Au delà de sa vocation pédagogique, le potager va servir à améliorer l’alimentation des élèves. Un espace réservé à la cuisine scolaire a été aménagé, et la prochaine récolte servira à répondre, en partie, aux besoins de la cantine. « Plutôt que de donner aux élèves des cakes industriels, nous leur proposerons dans la mesure du possible des plats plus sains », se réjouit le directeur de l’école. « Le jardin potager ne pourra évidement pas produire suffisamment pour nourrir toute l’école. Mais cela permettra aux élèves d’observer les cycles de la nature et d’être sensibilisés à une alimentation équilibrée », précise Hamza Ben Amor.

Radis du potager de l’école Bou Awaj à Sejnane – ATAE

Un défi de taille lorsque l’on sait que seulement 24% de l’ensemble des élèves des écoles primaires publiques bénéficient d’un repas. Repas étant un grand mot : 60% sont des repas froids qui se limitent à un morceau de pain avec harissa et sardines en conserve[3]. Le programme d’alimentation scolaire national est géré par le Ministère de l’Education. L’objectif ? Améliorer l’accès à la scolarisation des enfants des familles les plus démunies, réduire les abandons scolaires, souvent liés à la distance entre l’école et la maison, et « accroître l’attention des enfants en atténuant la faim immédiate »[4].

Le budget alloué à l’alimentation scolaire est estimé à 70 millions de dinars depuis 2019. Par repas et par élève le budget est de 1,600 dinars : avec l’inflation, cette somme ne peut en aucun cas répondre aux recommandations alimentaires de la FAO. D’où l’urgence de créer des alternatives qui permettent aux élèves d’avoir des repas équilibrés de façon régulière. « Nous verrons s’il est possible de compléter la quantité de fruits et légumes nécessaire pour les repas, avec des agriculteurs de la région », s’avance Hamza Ben Amor. Confrontés à la pesanteur de l’administration et à la lenteur des mécanismes décisionnels pour mener à bien le projet, le directeur, ainsi que le coordinateur de projet affirment avec aplomb qu’ils se battront pour que l’initiative s’implante de façon durable au sein de l’école.

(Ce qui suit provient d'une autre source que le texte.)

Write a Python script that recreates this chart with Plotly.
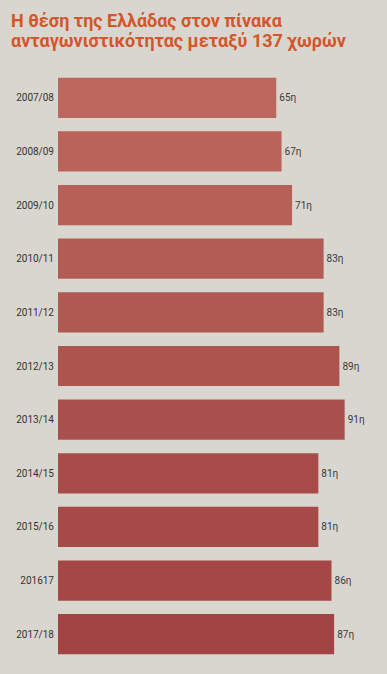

[1] Ecoles Vertes, Assiettes Colorées. Association Tunisienne D’Agriculture Environnementale.

[2] Jardin pédagogiques : pourquoi sont-ils si importants ? Carnet de recherche du Laboratoire sur l’agriculture urbaine (AULAB).

[3] Evaluation Approfondie Des Marches Nationaux Et Régionaux De L’alimentation Scolaire (PDF), Programme Appui au Développement Durable dans le Secteur de l’Agriculture et de la Pêche en Tunisie – ADAPT.

[4] Politiques D’alimentation Scolaire (PDF), Banque mondiale.